Below oxygen isotope stage 16, the orbitally derived time-scale developed by Shackleton et al. [1] from ODP site 677 in the equatorial Pacific differs significantly from previous ones [e.g., 2–5], yielding estimated ages for the last Earth magnetic reversals that are 5–7% older than the K Ar values [6–8] but are in good agreement with recent Ar Ar dating [9–11]. These results suggest that in the lower Brunhes and upper Matuyama chronozones most deep-sea climatic records retrieved so far apparently missed or misinterpreted several oscillations predicted by the astronomical theory of climate.
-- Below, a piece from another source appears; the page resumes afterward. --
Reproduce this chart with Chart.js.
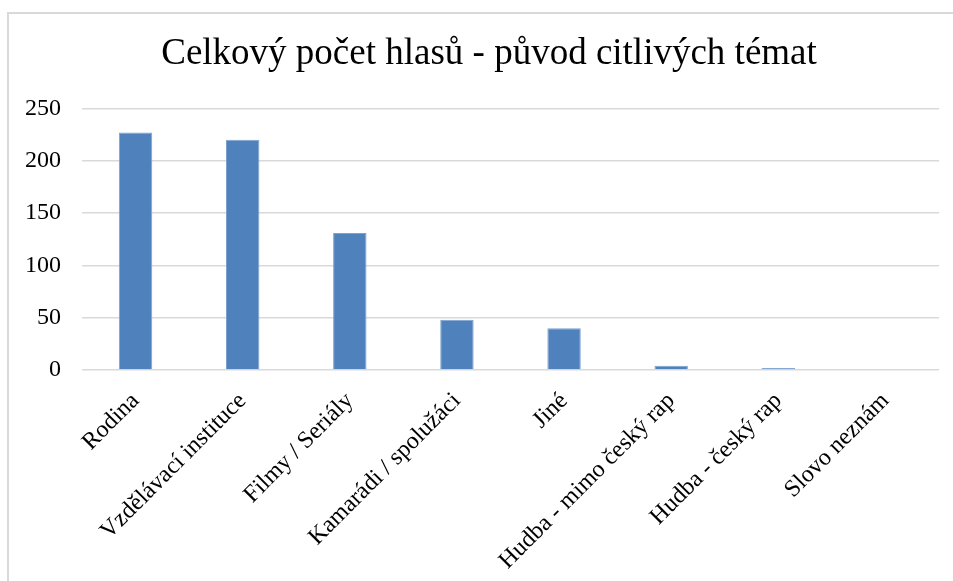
<!DOCTYPE html>
<html>
<head>
<meta charset="utf-8">
<script src="https://cdn.jsdelivr.net/npm/chart.js@4/dist/chart.umd.min.js"></script>
<style>
  html, body { margin: 0; padding: 0; background: #fff; overflow: hidden; }
  #frame { position: absolute; left: 7px; top: 12px; width: 1000px; height: 1000px; border: 2px solid #d9d9d9; box-sizing: border-box; }
  #wrap { position: absolute; left: 0; top: 0; width: 953px; height: 581px; }
</style>
</head>
<body>
<div id="frame"></div>
<div id="wrap"><canvas id="chart"></canvas></div>
<script>
const categories = ['Rodina', 'Vzdělávací instituce', 'Filmy / Seriály', 'Kamarádi / spolužáci', 'Jiné', 'Hudba - mimo český rap', 'Hudba - český rap', 'Slovo neznám'];
const votes = [227, 220, 131, 48, 40, 4, 2, 0];
const yTicks = [0, 50, 100, 150, 200, 250];

const serif = '"Liberation Serif", "Times New Roman", serif';
const ctx = document.getElementById('chart').getContext('2d');

new Chart(ctx, {
    type: 'bar',
    data: {
        labels: categories,
        datasets: [{
            data: votes,
            backgroundColor: '#4f81bd',
            borderColor: '#7da2cf',
            borderWidth: 1,
            categoryPercentage: 1,
            barPercentage: 0.312
        }]
    },
    options: {
        responsive: true,
        maintainAspectRatio: false,
        animation: false,
        layout: { padding: { left: 25, right: 0, top: 0, bottom: 2 } },
        plugins: {
            legend: { display: false },
            tooltip: { enabled: false },
            title: {
                display: true,
                text: 'Celkový počet hlasů - původ citlivých témat',
                color: '#000',
                font: { family: serif, size: 37, weight: 'normal' },
                padding: { top: 32, bottom: 32 }
            }
        },
        scales: {
            x: {
                grid: { display: false },
                border: { display: false },
                afterFit: scale => { scale.height = 209; },
                ticks: {
                    autoSkip: false,
                    maxRotation: 45,
                    minRotation: 45,
                    padding: 9,
                    color: '#000',
                    font: { family: serif, size: 24 }
                }
            },
            y: {
                min: 0,
                max: 250,
                afterBuildTicks: scale => { scale.ticks = yTicks.map(v => ({ value: v })); },
                afterFit: scale => { scale.width = 57; },
                grid: { color: '#d9d9d9', lineWidth: 1.5, drawTicks: false },
                border: { display: false },
                ticks: {
                    padding: 21,
                    color: '#000',
                    font: { family: serif, size: 24 }
                }
            },
            y2: {
                position: 'right',
                display: true,
                grid: { display: false },
                border: { display: false },
                ticks: { display: false },
                afterFit: scale => { scale.width = 14; }
            }
        }
    }
});
</script>
</body>
</html>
To test this hypothesis, we studied a high-resolution oxygen isotope record from giant piston core MD900963 (Maldives area, tropical Indian Ocean) in which precession-related oscillations in δ 18O are particularly well expressed, owing to the superimposition of a local salinity signal on the global ice volume signal [12]. Three additional precession-related cycles are observed in oxygen isotope stages 17 and 18 of core MD900963, compared to the specmap composite curves [4,13], and stage 21 clearly presents three precession oscillations, as predicted by Shackleton et al. [1]. The precession peaks found in the δ 18O record from core MD900963 are in excellent agreement with climatic oscillations predicted by the astronomical theory of climate. Our δ 18O record therefore permits the development of an accurate astronomical time-scale. Based on our age model, the Brunhes-Matuyama reversal is dated at 775 ± 10 ka, in good agreement with the age estimate of 780 ka obtained by Shackleton et al. [1] and recent radiochronological Ar Ar datings on lavas [9–11]. We developed a new low-latitude, Upper Pleistocene δ 18O reference record by stacking and tuning the δ 18O records from core MD900963 and site 677 to orbital forcing functions.